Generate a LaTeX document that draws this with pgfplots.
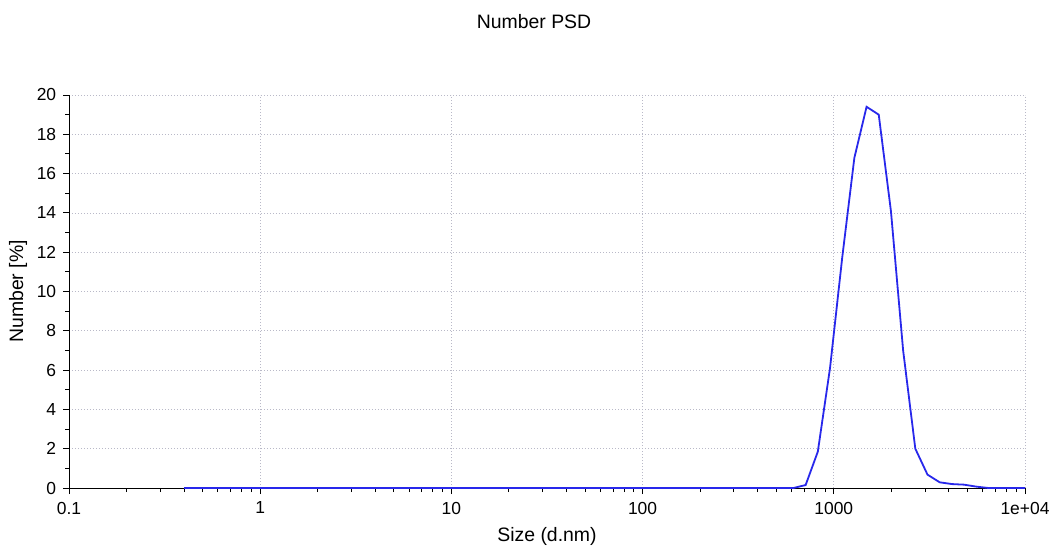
\documentclass[border=0pt]{standalone}
\usepackage{fontspec}
\setmainfont{Liberation Sans}
\usepackage{pgfplots}
\pgfplotsset{compat=1.18}
\definecolor{psdblue}{RGB}{40,40,235}
\definecolor{gridgray}{RGB}{185,185,200}
\begin{document}
\fontsize{17}{20}\selectfont
\begin{tikzpicture}
\useasboundingbox (-69bp,-59bp) rectangle (986bp,488bp);
\begin{axis}[
  at={(0,0)}, anchor=south west,
  scale only axis, width=956bp, height=393bp,
  xmode=log, log basis x=10,
  xmin=0.1, xmax=10000, ymin=0, ymax=20,
  axis x line*=bottom, axis y line*=left,
  axis line style={black, line width=0.9bp},
  xtick={0.1,1,10,100,1000,10000},
  xticklabels={0.1,1,10,100,1000,1e+04},
  minor xtick={0.2,0.3,0.4,0.5,0.6,0.7,0.8,0.9,2,3,4,5,6,7,8,9,20,30,40,50,60,70,80,90,200,300,400,500,600,700,800,900,2000,3000,4000,5000,6000,7000,8000,9000},
  ytick={0,2,...,20},
  minor ytick={1,3,...,19},
  tick align=outside,
  major tick length=6bp, minor tick length=4bp,
  tick style={black, line width=0.9bp},
  grid=major,
  major grid style={gridgray, line width=0.7bp, dash pattern=on 1bp off 2bp},
  /pgf/number format/assume math mode=true,
  ticklabel style={font=\fontsize{17.5}{20}\selectfont},
  xticklabel style={yshift=-2bp},
  yticklabel style={xshift=-1bp},
  xlabel={Size (d.nm)},
  ylabel={Number [\%]},
  label style={font=\fontsize{19.5}{22}\selectfont},
  xlabel style={at={(0.5,0)}, anchor=center, yshift=-48bp},
  ylabel style={at={(0,0.5)}, anchor=center, rotate=0, yshift=51bp},
  clip=false,
]
\addplot[psdblue, line width=1.8bp] coordinates {
(0.4,0) (0.4632,0) (0.5365,0) (0.6213,0) (0.7195,0) (0.8332,0) (0.9649,0)
(1.117,0) (1.294,0) (1.499,0) (1.736,0) (2.010,0) (2.328,0) (2.696,0)
(3.122,0) (3.615,0) (4.187,0) (4.849,0) (5.615,0) (6.503,0) (7.531,0)
(8.721,0) (10.10,0) (11.70,0) (13.54,0) (15.69,0) (18.17,0) (21.04,0)
(24.36,0) (28.21,0) (32.67,0) (37.84,0) (43.82,0) (50.75,0) (58.77,0)
(68.06,0) (78.82,0) (91.28,0) (105.7,0) (122.4,0) (141.8,0) (164.2,0)
(190.1,0) (220.2,0) (255.0,0) (295.3,0) (342.0,0) (396.1,0) (458.7,0)
(531.2,0) (615.1,0) (712.4,0.15) (825.0,1.85) (955.4,6.1) (1106,11.7)
(1281,16.8) (1484,19.4) (1718,19.0) (1990,14.1) (2305,7.0) (2669,2.0)
(3091,0.68) (3580,0.29) (4145,0.2) (4801,0.17) (5560,0.07) (6439,0)
(7456,0) (8635,0) (10000,0)
};
\end{axis}
\node[font=\fontsize{19.5}{22}\selectfont] at (465bp,466bp) {Number PSD};
\end{tikzpicture}
\end{document}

■ Problem statement
Give an exact reproduction of every line, leaving out any picture.

■ The result
Generate a LaTeX document that draws this with pgfplots.
\documentclass[border=0pt]{standalone}
\usepackage{fontspec}
\setmainfont{Liberation Sans}
\usepackage{pgfplots}
\pgfplotsset{compat=1.18}
\definecolor{psdblue}{RGB}{40,40,235}
\definecolor{gridgray}{RGB}{185,185,200}
\begin{document}
\fontsize{17}{20}\selectfont
\begin{tikzpicture}
\useasboundingbox (-69bp,-59bp) rectangle (986bp,488bp);
\begin{axis}[
  at={(0,0)}, anchor=south west,
  scale only axis, width=956bp, height=393bp,
  xmode=log, log basis x=10,
  xmin=0.1, xmax=10000, ymin=0, ymax=20,
  axis x line*=bottom, axis y line*=left,
  axis line style={black, line width=0.9bp},
  xtick={0.1,1,10,100,1000,10000},
  xticklabels={0.1,1,10,100,1000,1e+04},
  minor xtick={0.2,0.3,0.4,0.5,0.6,0.7,0.8,0.9,2,3,4,5,6,7,8,9,20,30,40,50,60,70,80,90,200,300,400,500,600,700,800,900,2000,3000,4000,5000,6000,7000,8000,9000},
  ytick={0,2,...,20},
  minor ytick={1,3,...,19},
  tick align=outside,
  major tick length=6bp, minor tick length=4bp,
  tick style={black, line width=0.9bp},
  grid=major,
  major grid style={gridgray, line width=0.7bp, dash pattern=on 1bp off 2bp},
  /pgf/number format/assume math mode=true,
  ticklabel style={font=\fontsize{17.5}{20}\selectfont},
  xticklabel style={yshift=-2bp},
  yticklabel style={xshift=-1bp},
  xlabel={Size (d.nm)},
  ylabel={Number [\%]},
  label style={font=\fontsize{19.5}{22}\selectfont},
  xlabel style={at={(0.5,0)}, anchor=center, yshift=-48bp},
  ylabel style={at={(0,0.5)}, anchor=center, rotate=0, yshift=51bp},
  clip=false,
]
\addplot[psdblue, line width=1.8bp] coordinates {
(0.4,0) (0.4632,0) (0.5365,0) (0.6213,0) (0.7195,0) (0.8332,0) (0.9649,0)
(1.117,0) (1.294,0) (1.499,0) (1.736,0) (2.010,0) (2.328,0) (2.696,0)
(3.122,0) (3.615,0) (4.187,0) (4.849,0) (5.615,0) (6.503,0) (7.531,0)
(8.721,0) (10.10,0) (11.70,0) (13.54,0) (15.69,0) (18.17,0) (21.04,0)
(24.36,0) (28.21,0) (32.67,0) (37.84,0) (43.82,0) (50.75,0) (58.77,0)
(68.06,0) (78.82,0) (91.28,0) (105.7,0) (122.4,0) (141.8,0) (164.2,0)
(190.1,0) (220.2,0) (255.0,0) (295.3,0) (342.0,0) (396.1,0) (458.7,0)
(531.2,0) (615.1,0) (712.4,0.15) (825.0,1.85) (955.4,6.1) (1106,11.7)
(1281,16.8) (1484,19.4) (1718,19.0) (1990,14.1) (2305,7.0) (2669,2.0)
(3091,0.68) (3580,0.29) (4145,0.2) (4801,0.17) (5560,0.07) (6439,0)
(7456,0) (8635,0) (10000,0)
};
\end{axis}
\node[font=\fontsize{19.5}{22}\selectfont] at (465bp,466bp) {Number PSD};
\end{tikzpicture}
\end{document}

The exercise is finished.